Sure, he made friends in elementary school, but they were perhaps a handful at most. And he spent time with them as much for the toys they offered as for camaraderie.

But these high school years have brought Jason true joy. Check out his smile in this picture with his friend, Harrison, for example. That is no pasted on smile. That is true happiness.

Jason and Harrison

And, in the end, that’s all that counts in my book.

I can’t be sure about what lies ahead for my son, but I know he’s already gained two things that last forever–knowledge and friendships.

Originally posted 2012-06-03 09:41:13.

Another Road Trip

Present word count of WIP:  56,674

Unlike most mothers, I never really had to do a lot of chauffeuring when my kids were younger (except for the three years they were involved with Riverside Children’s Theatre). After one year of girls softball, Allison gave it up, and Jason was NEVER interested in sports.

Then my daughter entered high school and gave one more sport a try: Cross Country. She did quite well (even competing at State), and more importantly, found a life long pursuit. In the process, I put a lot of mileage on the van and then the SUV.

In California, I drove to schools in the Inland Empire, the famous Mt. SAC competition, and even up to the well-known Clovis Invitational, all to watch her run and cheer their team on. Once we moved up here to Washington after her sophomore year, the driving continued to points east and west of the Cascades and even into Oregon. Fortunately, the state championship was held in our own backyard–Pasco.

I thought most of my driving days were pretty much over when Allison went off to college.
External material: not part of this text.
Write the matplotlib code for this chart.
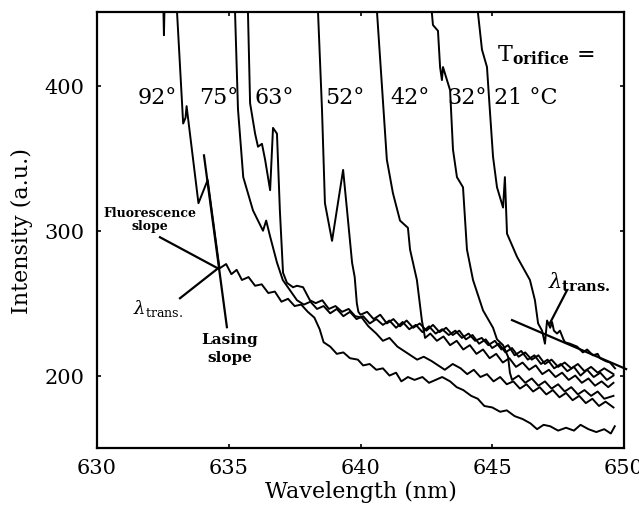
import matplotlib
matplotlib.use("Agg")
import matplotlib.pyplot as plt

plt.rcParams['font.family'] = ['DejaVu Serif']
plt.rcParams['mathtext.fontset'] = 'dejavuserif'

# ---------------- data (wavelength nm, intensity a.u.) ----------------
w92 = [632.50, 632.54, 632.58, 633.00, 633.04, 633.27, 633.36, 633.40, 633.85, 634.20,
       634.59, 634.65, 634.90, 635.10, 635.30, 635.50, 635.75, 636.00, 636.25, 636.50,
       636.75, 637.00, 637.25, 637.50, 637.75, 638.00, 638.25, 638.45, 638.60, 638.85,
       639.10, 639.35, 639.60, 639.90, 640.10, 640.35, 640.60, 640.85, 641.10, 641.35,
       641.55, 641.80, 642.05, 642.35, 642.60, 642.85, 643.10, 643.40, 643.65, 643.90,
       644.20, 644.45, 644.70, 645.00, 645.30, 645.55, 645.85, 646.15, 646.45, 646.70,
       646.95, 647.20, 647.50, 647.80, 648.10, 648.35, 648.65, 648.95, 649.25, 649.50,
       649.65]
i92 = [470, 435, 470, 470, 450, 374, 378, 386, 319, 335,
       282, 274, 277, 270, 273, 266, 268, 262, 263, 257,
       258, 251, 253, 248, 249, 244, 240, 232, 223, 220,
       215, 216, 212, 211, 207, 208, 204, 205, 200, 202,
       196, 199, 197, 199, 195, 197, 199, 196, 192, 190,
       186, 184, 179, 178, 175, 176, 172, 170, 167, 163,
       166, 165, 162, 164, 162, 166, 163, 161, 163, 160,
       165]

w75 = [635.20, 635.24, 635.35, 635.55, 635.92, 636.30, 636.42, 636.57, 636.83, 637.05,
       637.32, 637.59, 637.85, 638.10, 638.35, 638.60, 638.85, 639.10, 639.35, 639.60,
       639.85, 640.10, 640.35, 640.60, 640.85, 641.10, 641.35, 641.60, 641.85, 642.10,
       642.35, 642.60, 642.85, 643.10, 643.35, 643.60, 643.85, 644.10, 644.35, 644.60,
       644.85, 645.10, 645.35, 645.60, 645.85, 646.10, 646.35, 646.60, 646.85, 647.10,
       647.35, 647.60, 647.85, 648.10, 648.35, 648.60, 648.85, 649.10, 649.35, 649.60]
i75 = [470, 450, 384, 337, 314, 300, 307, 296, 278, 266,
       259, 252, 249, 251, 246, 248, 243, 246, 241, 244,
       239, 241, 236, 239, 235, 238, 233, 237, 232, 235,
       230, 234, 229, 232, 228, 231, 226, 229, 224, 226,
       221, 224, 218, 221, 214, 217, 211, 214, 208, 211,
       205, 208, 203, 206, 200, 204, 199, 202, 197, 200]

w63 = [635.70, 635.73, 635.81, 636.00, 636.11, 636.26, 636.38, 636.57, 636.68, 636.83,
       636.94, 637.06, 637.21, 637.44, 637.59, 637.82, 638.08, 638.30, 638.55, 638.80,
       639.05, 639.30, 639.55, 639.80, 640.05, 640.30, 640.60, 640.85, 641.10, 641.40,
       641.65, 641.90, 642.15, 642.40, 642.70, 642.95, 643.20, 643.50, 643.80, 644.05,
       644.30, 644.55, 644.80, 645.05, 645.30, 645.55, 645.80, 646.05, 646.30, 646.55,
       646.80, 647.05, 647.30, 647.55, 647.80, 648.05, 648.30, 648.55, 648.80, 649.05,
       649.30, 649.60]
i63 = [470, 450, 388, 367, 358, 360, 349, 328, 371, 367,
       314, 271, 264, 261, 262, 261, 252, 250, 252, 246,
       248, 244, 246, 241, 240, 234, 229, 224, 226, 220,
       217, 214, 211, 213, 210, 207, 204, 208, 205, 201,
       204, 199, 201, 196, 199, 194, 196, 191, 194, 189,
       192, 187, 190, 185, 188, 183, 186, 181, 184, 179,
       182, 178]

w52 = [638.35, 638.39, 638.54, 638.65, 638.92, 639.34, 639.49, 639.68, 639.78, 639.86,
       639.92, 640.00, 640.25, 640.50, 640.75, 641.00, 641.25, 641.50, 641.75, 642.00,
       642.25, 642.50, 642.75, 643.00, 643.25, 643.50, 643.75, 644.00, 644.25, 644.50,
       644.75, 645.00, 645.25, 645.50, 645.75, 646.00, 646.25, 646.50, 646.75, 647.00,
       647.25, 647.50, 647.75, 648.00, 648.25, 648.50, 648.75, 649.00, 649.25, 649.60]
i52 = [470, 450, 383, 319, 293, 342, 314, 278, 268, 250,
       244, 242, 244, 239, 242, 236, 239, 234, 238, 233,
       236, 231, 235, 230, 233, 228, 231, 225, 228, 222,
       225, 219, 222, 216, 219, 213, 216, 211, 214, 208,
       211, 206, 209, 205, 208, 203, 206, 202, 205, 201]

w42 = [640.60, 640.63, 640.85, 641.00, 641.23, 641.50, 641.80, 641.88, 642.14, 642.33,
       642.45, 642.65, 642.90, 643.15, 643.40, 643.65, 643.90, 644.15, 644.40, 644.65,
       644.90, 645.15, 645.40, 645.65, 645.90, 646.15, 646.40, 646.65, 646.90, 647.15,
       647.40, 647.65, 647.90, 648.15, 648.40, 648.65, 648.90, 649.15, 649.40, 649.60]
i42 = [470, 450, 390, 349, 326, 307, 302, 287, 266, 238,
       226, 229, 224, 227, 221, 224, 218, 221, 215, 218,
       212, 215, 209, 212, 206, 209, 204, 207, 201, 204,
       199, 202, 197, 200, 195, 198, 193, 196, 192, 195]

w32 = [642.68, 642.71, 642.75, 642.94, 643.02, 643.09, 643.13, 643.40, 643.51, 643.66,
       643.89, 644.04, 644.27, 644.65, 645.03, 645.18, 645.41, 645.60, 645.67, 645.75,
       646.00, 646.25, 646.50, 646.75, 647.00, 647.25, 647.50, 647.75, 648.00, 648.25,
       648.50, 648.75, 649.00, 649.25, 649.60]
i32 = [470, 450, 442, 438, 413, 404, 413, 397, 356, 337,
       330, 287, 266, 245, 233, 225, 221, 213, 202, 197,
       200, 195, 198, 193, 196, 191, 194, 189, 192, 187,
       190, 186, 189, 184, 186]

w21 = [644.43, 644.46, 644.61, 644.80, 644.91, 645.03, 645.18, 645.41, 645.48, 645.56,
       645.94, 646.43, 646.62, 646.74, 646.89, 647.00, 647.08, 647.20, 647.27, 647.34,
       647.46, 647.57, 647.70, 647.76, 647.95, 648.22, 648.44, 648.60, 648.82, 649.00,
       649.09, 649.30, 649.47, 649.66]
i21 = [470, 450, 425, 413, 383, 351, 330, 316, 337, 298,
       282, 266, 252, 236, 231, 222, 238, 233, 237, 231,
       229, 231, 225, 223, 222, 220, 216, 218, 214, 215,
       212, 210, 209, 205]

series = [(w92, i92), (w75, i75), (w63, i63), (w52, i52),
          (w42, i42), (w32, i32), (w21, i21)]

temp_labels = ["92°", "75°", "63°", "52°", "42°", "32°", "21 °C"]
temp_label_x = [632.3, 634.63, 636.72, 639.41, 641.88, 644.04, 646.28]
temp_label_y = 392

x_ticks = [630, 635, 640, 645, 650]
y_ticks = [200, 300, 400]

# annotation line segments (data coords)
fluor_left = ([632.39, 634.59], [295.5, 274.0])
fluor_right = ([645.75, 650.08], [238.3, 204.5])
lasing_line = ([634.06, 634.93], [352.0, 233.4])
trans_left = ([633.15, 634.59], [253.4, 274.0])
trans_right = ([647.84, 647.19], [259.0, 236.2])

# ---------------- figure ----------------
fig = plt.figure(figsize=(6.39, 5.10), dpi=100)
ax = fig.add_axes([97 / 639, 1 - 449 / 510, 527 / 639, 436 / 510])

for w, i in series:
    ax.plot(w, i, color='black', lw=1.4)

for seg in (fluor_left, fluor_right, lasing_line, trans_left, trans_right):
    ax.plot(seg[0], seg[1], color='black', lw=1.6, clip_on=False)

ax.set_xlim(630, 650)
ax.set_ylim(150, 451)
ax.set_xticks(x_ticks)
ax.set_yticks(y_ticks)
ax.tick_params(direction='in', length=3, width=1.2, top=True, right=True,
               labelsize=15)
ax.tick_params(axis='x', pad=7)
ax.tick_params(axis='y', pad=9)
for s in ax.spines.values():
    s.set_linewidth(1.6)

ax.set_xlabel("Wavelength (nm)", fontsize=16, labelpad=2)
ax.set_ylabel("Intensity (a.u.)", fontsize=16, labelpad=8)

for lab, x in zip(temp_labels, temp_label_x):
    ax.text(x, temp_label_y, lab, fontsize=16, ha='center', va='center')

ax.text(645.18, 421.7, r'T$_{\mathbf{orifice}}$ =', fontsize=16,
        ha='left', va='center')

ax.text(632.0, 308, "Fluorescence\nslope", fontsize=9, fontweight='bold',
        ha='center', va='center', linespacing=1.0)
ax.text(635.05, 219, "Lasing\nslope", fontsize=11, fontweight='bold',
        ha='center', va='center', linespacing=1.3)
ax.text(631.37, 247, r'$\lambda_{\mathrm{trans.}}$', fontsize=13,
        ha='left', va='center')
ax.text(647.12, 265, r'$\lambda_{\mathbf{trans.}}$', fontsize=15,
        ha='left', va='center')

fig.savefig("out.png", dpi=100)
And sure enough, I only averaged 1-2 trips down to Utah during most of her years at BYU (and one of those annual trips each year was for my benefit–a writing conference).

Allison's Graduation Picture

Then this past April hit. With our daughter preparing to graduate and go off to serve a mission, we decided we should attend General Conference as a family. One trip. A niece in South Jordan got married. Another trip. Allison graduated and went through the SLC temple in preparation for her mission. A third trip. The LDStorymaker’s Writer’s Conference. A fourth trip.

Tomorrow morning I’m heading down again, this time to help her pack up and bring everything home so she can attend her brother’s graduation. But do you think she’s staying put once she’s home? Nope. You see, there’s this half marathon she wants to run back in . . . you guessed it. Provo.

I think that’s one race I can miss, particularly because we’ll be taking yet another trip down that way in mid-July to drop her off at the MTC.

Have all these trips been worth it? Of course! Spending time with her, seeing her graduate after working so hard, seeing her so beautiful in white in the temple. Socializing with, and learning from, all my writing friends. Every single trip was worth it. And this one will be no different.

Besides, it’s helped me train for long-distance travel. Something I hope will come in handy when The Boy in the Pool comes out at the end of summer and I have to drive around for signings in bookstores and Costcos here in the Northwest and in Utah (and wherever else my publisher recommends).

But this time around I’ll be chauffeuring myself.

Originally posted 2012-05-28 17:31:54.